Самолет уже рулил к полосе. Воздуховоды молчали. Поймав пробегавшую стюардессу,
Через пару минут пошел долгожданный воздух. Вероятнее всего, измочаленный многочасовым ожиданием бортинженер просто забыл включить наддув, а перед рулением вовсе не посмотрел на контрольный прибор…
Это – тоже Россия.
Весь полет я тихо вспоминал, поднимаясь по трапу, видел огромную вмятину, почти трещину, в усиленной обшивке носка центроплана крыла… Как мы долетели?
Как мы летаем? Не знаю…
Самолет был башкирский. Принадлежащий местной авиакомпании.
А в Уфе взорам представилось вообще нечто ужасающее. Паноптикум гальванизированных трупов башкирской авиатехники. Рухлядь, которой может найтись место лишь в музее авиации.

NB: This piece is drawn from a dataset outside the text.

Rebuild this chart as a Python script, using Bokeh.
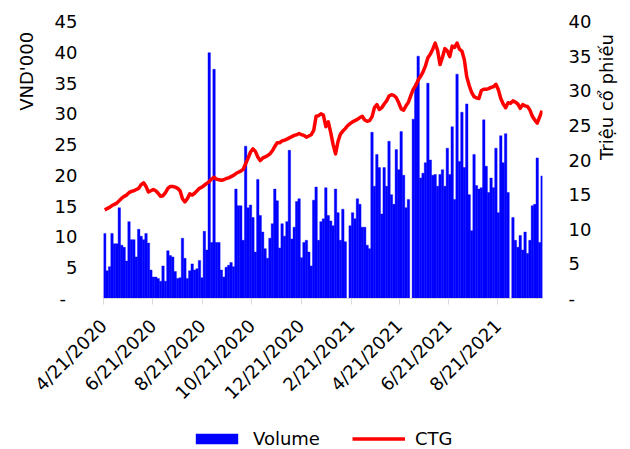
import math
import pandas as pd
from bokeh.plotting import figure
from bokeh.layouts import column
from bokeh.models import Range1d, LinearAxis, FixedTicker, Legend, LegendItem
from bokeh.embed import file_html
from bokeh.resources import INLINE

# ---------------- data ----------------
start_date = "2020-04-21"
end_date = "2021-10-15"
n_points = 181
dates = pd.date_range(start_date, periods=n_points, freq="3D")

# Volume, million shares (right axis)
volume = [
    9.4, 4.0, 4.6, 9.4, 7.9, 7.9, 13.1, 7.7, 7.4, 5.4, 11.1, 8.5, 8.5, 6.0, 10.0, 9.0, 8.5, 9.4,
    8.0, 4.1, 3.1, 3.1, 2.9, 2.5, 4.7, 2.5, 6.9, 6.2, 6.0, 3.9, 2.9, 3.0, 8.7, 5.8, 2.9, 4.0,
    5.0, 4.1, 4.3, 5.5, 3.0, 9.7, 7.0, 35.5, 8.1, 33.1, 8.1, 8.1, 4.1, 3.1, 4.5, 4.8, 5.2, 4.6,
    15.8, 13.4, 13.4, 8.4, 22.0, 13.1, 13.5, 11.7, 6.7, 17.2, 12.0, 9.6, 7.2, 5.8, 8.7, 10.8, 15.8, 14.1,
    7.3, 10.8, 9.0, 11.1, 21.4, 8.6, 10.3, 14.0, 14.4, 5.9, 8.1, 8.4, 6.7, 4.7, 14.2, 16.1, 8.4, 11.1,
    11.5, 16.0, 12.0, 11.2, 10.5, 15.8, 12.4, 8.4, 12.9, 8.2, 0.0, 10.5, 12.4, 11.5, 14.4, 13.6, 10.3, 10.3,
    7.7, 7.2, 24.0, 16.2, 20.8, 18.9, 12.2, 18.9, 16.2, 22.7, 15.0, 13.6, 21.5, 18.6, 24.1, 17.8, 13.1, 14.3,
    0.0, 25.9, 31.0, 35.0, 17.4, 18.1, 19.6, 31.1, 20.0, 17.8, 17.9, 16.2, 17.9, 18.6, 16.2, 21.7, 17.9, 24.8,
    14.3, 32.4, 19.8, 26.9, 18.9, 28.1, 15.0, 9.8, 20.8, 16.3, 15.8, 16.0, 25.8, 19.1, 15.3, 17.4, 16.0, 21.7,
    12.4, 23.5, 19.6, 23.8, 15.3, 0.0, 11.7, 8.4, 7.4, 9.1, 7.0, 9.6, 6.5, 8.4, 13.4, 13.6, 20.3, 8.1, 17.7,
]

# CTG price, VND'000 (left axis)
price = [
    14.4, 14.6, 14.8, 15.1, 15.3, 15.5, 15.9, 16.3, 16.6, 16.8, 17.2, 17.4, 17.5, 17.7, 17.9, 18.5, 18.8, 18.2,
    17.3, 17.5, 17.7, 17.5, 17.1, 16.6, 16.7, 17.2, 17.9, 18.2, 18.2, 18.1, 17.9, 17.5, 16.2, 15.7, 16.2, 17.0,
    16.8, 17.1, 17.5, 17.9, 18.1, 18.4, 18.7, 19.0, 19.4, 19.7, 19.4, 19.3, 19.2, 19.3, 19.5, 19.6, 19.8, 20.0,
    20.3, 20.5, 20.7, 21.0, 21.9, 22.8, 23.8, 24.3, 23.9, 23.0, 22.4, 22.8, 23.0, 23.2, 23.5, 24.0, 24.7, 25.3,
    25.3, 25.6, 25.7, 25.9, 26.1, 26.3, 26.5, 26.6, 26.8, 26.6, 26.5, 26.2, 26.4, 26.6, 27.3, 29.6, 29.7, 30.0,
    29.8, 27.9, 28.7, 27.0, 25.0, 23.5, 25.5, 26.7, 27.2, 27.6, 28.1, 28.4, 28.7, 28.9, 29.1, 29.4, 29.6, 29.0,
    28.8, 28.9, 29.5, 31.0, 31.5, 30.7, 31.0, 31.6, 32.1, 32.9, 33.1, 33.0, 32.6, 31.8, 30.8, 30.6, 31.3, 31.9,
    33.0, 34.0, 34.6, 35.5, 36.1, 36.8, 37.8, 39.1, 39.7, 40.5, 41.5, 40.3, 38.0, 39.2, 40.6, 40.2, 39.3, 41.0,
    40.8, 41.5, 40.5, 40.2, 38.8, 36.0, 34.6, 33.5, 32.8, 32.6, 32.5, 33.8, 34.0, 34.0, 34.1, 34.3, 34.4, 34.8,
    33.9, 32.5, 31.6, 31.0, 31.8, 31.7, 32.1, 31.9, 31.6, 30.9, 31.5, 31.3, 31.2, 30.6, 29.6, 29.0, 28.5, 29.5, 30.5,
]

tick_dates = ["2020-04-21", "2020-06-21", "2020-08-21", "2020-10-21", "2020-12-21",
              "2021-02-21", "2021-04-21", "2021-06-21", "2021-08-21"]
tick_labels = ["4/21/2020", "6/21/2020", "8/21/2020", "10/21/2020", "12/21/2020",
               "2/21/2021", "4/21/2021", "6/21/2021", "8/21/2021"]
left_ticks = [0, 5, 10, 15, 20, 25, 30, 35, 40, 45]
right_ticks = [0, 5, 10, 15, 20, 25, 30, 35, 40]

# ---------------- geometry helpers ----------------
t0 = pd.Timestamp(start_date)
days = [(d - t0).days for d in dates]
tick_days = [(pd.Timestamp(t) - t0).days for t in tick_dates]
end_day = (pd.Timestamp(end_date) - t0).days
bar_w = 3.0
bar_x = [d + bar_w / 2 for d in days]

FONT = "DejaVu Sans"
FS = "18px"
NB = "\u00a0"
BLUE = "#0000ff"
RED = "#ff0000"

p = figure(width=630, height=413, output_backend="svg", toolbar_location=None,
           x_range=Range1d(0, end_day), y_range=Range1d(0, 45),
           min_border_left=103, min_border_right=85, min_border_top=21, min_border_bottom=111)
p.extra_y_ranges = {"vol": Range1d(0, 40)}
p.outline_line_color = None
p.xgrid.visible = False
p.ygrid.visible = False

bars = p.vbar(x=bar_x, top=volume, width=bar_w, y_range_name="vol",
              fill_color=BLUE, line_color=BLUE, line_width=0.4)
line = p.line(x=bar_x, y=price, line_color=RED, line_width=3.5, line_join="round")

# left axis
ya = p.yaxis[0]
ya.ticker = FixedTicker(ticks=left_ticks)
ya.major_label_overrides = {0: "-" + NB * 2}
ya.axis_line_color = None
ya.major_tick_line_color = None
ya.minor_tick_line_color = None
ya.major_tick_out = 0
ya.major_tick_in = 0
ya.minor_tick_out = 0
ya.major_label_standoff = 26
ya.major_label_text_font = FONT
ya.major_label_text_font_size = FS
ya.major_label_text_color = "black"
ya.axis_label = NB * 31 + "VND'000"
ya.axis_label_text_font = FONT
ya.axis_label_text_font_size = FS
ya.axis_label_text_font_style = "normal"
ya.axis_label_text_color = "black"
ya.axis_label_standoff = 15

# right axis
ra = LinearAxis(y_range_name="vol", ticker=FixedTicker(ticks=right_ticks))
ra.major_label_overrides = {0: "-"}
ra.axis_line_color = None
ra.major_tick_line_color = None
ra.minor_tick_line_color = None
ra.major_tick_out = 0
ra.major_tick_in = 0
ra.minor_tick_out = 0
ra.major_label_standoff = 26
ra.major_label_text_font = FONT
ra.major_label_text_font_size = FS
ra.major_label_text_color = "black"
ra.axis_label = "Triệu cổ phiếu"
ra.axis_label_orientation = math.pi / 2
ra.axis_label_text_font = FONT
ra.axis_label_text_font_size = FS
ra.axis_label_text_font_style = "normal"
ra.axis_label_text_color = "black"
ra.axis_label_standoff = 12
p.add_layout(ra, "right")

# x axis
xa = p.xaxis[0]
xa.ticker = FixedTicker(ticks=tick_days)
xa.major_label_overrides = dict(zip(tick_days, tick_labels))
xa.major_label_orientation = math.pi / 4
xa.axis_line_color = "#d9d9d9"
xa.major_tick_line_color = "#d9d9d9"
xa.major_tick_out = 6
xa.major_tick_in = 0
xa.minor_tick_line_color = None
xa.minor_tick_out = 0
xa.major_label_standoff = 18
xa.major_label_text_font = FONT
xa.major_label_text_font_size = FS
xa.major_label_text_color = "black"

# ---------------- legend strip (its frame is aligned with the main frame) ----------------
pl = figure(width=630, height=36, output_backend="svg", toolbar_location=None,
            x_range=Range1d(0, end_day), y_range=Range1d(1000, 1001),
            x_axis_location=None, y_axis_location=None, min_border=0)
pl.outline_line_color = None
pl.xgrid.visible = False
pl.ygrid.visible = False
pl.border_fill_color = "white"
pl.background_fill_color = "white"
# same series, lying far outside the strip's visible range: only their legend swatches show
lg_bar = pl.vbar(x=bar_x, top=volume, width=bar_w, fill_color=BLUE, line_color=None)
lg_line = pl.line(x=bar_x, y=price, line_color=RED, line_width=3.5)
legend = Legend(items=[LegendItem(label="Volume", renderers=[lg_bar]),
                       LegendItem(label="CTG", renderers=[lg_line])],
                orientation="horizontal", location=(87, 0),
                glyph_width=53, glyph_height=13, label_standoff=10, spacing=32,
                padding=0, margin=0, border_line_color=None, background_fill_alpha=0,
                label_text_font=FONT, label_text_font_size=FS, label_text_color="black")
pl.add_layout(legend, "center")

layout = column(p, pl, spacing=0)
open("out.html", "w").write(file_html(layout, INLINE))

«Ан-2», «Ан-24», «Ту-134», «Як-40». Все до одного с пустыми, зияющими на просвет мотогондолами. Двигатели давно отходили ресурс, задымили и застучали, перестали запускаться или тянуть на взлете – их сняли для очередной попытки оживления. А планеры пока стоят. Заваренные, заклепанные, подкрепленные многочисленными накладками, скрипящие при взлете и на гребнях турбулентности, эти самолеты, – летать на которых все равно что играть в русскую рулетку – еще будут здесь эксплуатироваться. До очередной, совсем уж из ряда вон выходящей аварии.
Впрочем, быть может, я не прав. И этот авиационный хлам действительно был подготовлен для отправки в металлолом. Но удручающее зрелище до сих пор стоит перед глазами.

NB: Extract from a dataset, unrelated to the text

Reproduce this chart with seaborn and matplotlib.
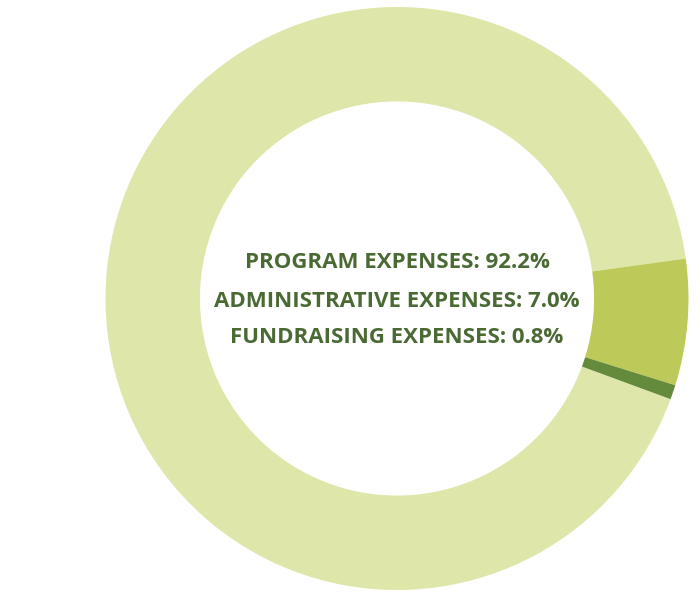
import matplotlib
matplotlib.use("Agg")
import matplotlib.pyplot as plt
import seaborn as sns

categories = ["PROGRAM EXPENSES", "ADMINISTRATIVE EXPENSES", "FUNDRAISING EXPENSES"]
shares = [92.2, 7.0, 0.8]
slice_colors = ["#dfe6aa", "#bdca59", "#638b3b"]
text_color = "#4a6a34"

sns.set_theme(style="white")
plt.rcParams["font.family"] = ["Open Sans", "DejaVu Sans"]

fig = plt.figure(figsize=(7, 6), dpi=100)
fig.patch.set_facecolor("white")
ax = fig.add_axes([105.5 / 700, 10 / 600, 583 / 700, 583 / 600])

ax.pie(
    shares,
    colors=slice_colors,
    startangle=-20.2,
    counterclock=False,
    radius=1,
    wedgeprops=dict(width=0.324, linewidth=0),
)
ax.set_xlim(-1, 1)
ax.set_ylim(-1, 1)
ax.set_aspect("equal")
ax.axis("off")

# center labels, baselines picked to sit like the reference
baselines = [0.1046, -0.0292, -0.1527]
for name, val, yb in zip(categories, shares, baselines):
    ax.text(0, yb, f"{name}: {val:.1f}%", ha="center", va="baseline",
            fontsize=16, fontweight="bold", color=text_color)

plt.savefig("out.png", dpi=100, facecolor="white")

Зато около здания старого аэропорта я увидел новое, в турецком стиле. Построенное так, что на эту сумму (ну если еще немного отщипнуть от потраченного на бесконечные курултайные пляски) можно было бы, наверное, купить пару современных безопасных лайнеров типа «Ту-204».
Или даже один подержанный «Аэробус».
Башкортостан
Оказаться в Башкирии после Москвы было равноценно тому, чтоб из вокзального туалета попасть в туалет деревенский.
Больше мне сказать нечего.
«Нас с тобой не застигнет пистолет-автомат».
Источив порцию привычного яда, особенно хорошо вырабатывающегося во мне, стоит лишь окунуться в обычную среду обитания, подбираюсь к описанию самого путешествия.
Я не отдыхал ровно четыре года. Но хорошо помню, какая тяжелая депрессия подступает всегда на исходе любого отпуска перед возвращением к прежней жизни.
Сейчас же, умудренный, я наконец понял.
Жизнь – это пожизненное заключение.
А отпуск – побег на волю. Разумеется, заранее обреченный на неудачу. Но побег за глотком свободы.
Всякий раз в конце отпуска меня охватывает предчувствие конца. Где-то уже слышится собачий лай. И конвоиры вот-вот завернут руки за спину и для верности защелкнут наручниками, и обратно за колючую проволоку. А потом мне набавят срок за побег. Хотя куда набавлять пожизненный?…
И я смиряюсь. Но знаю точно: придет новое время – когда тундра оденет свой зеленый наряд… И я снова отправлюсь в отчаянный побег. Априорно неудачный, но составляющий единственную радость жизни.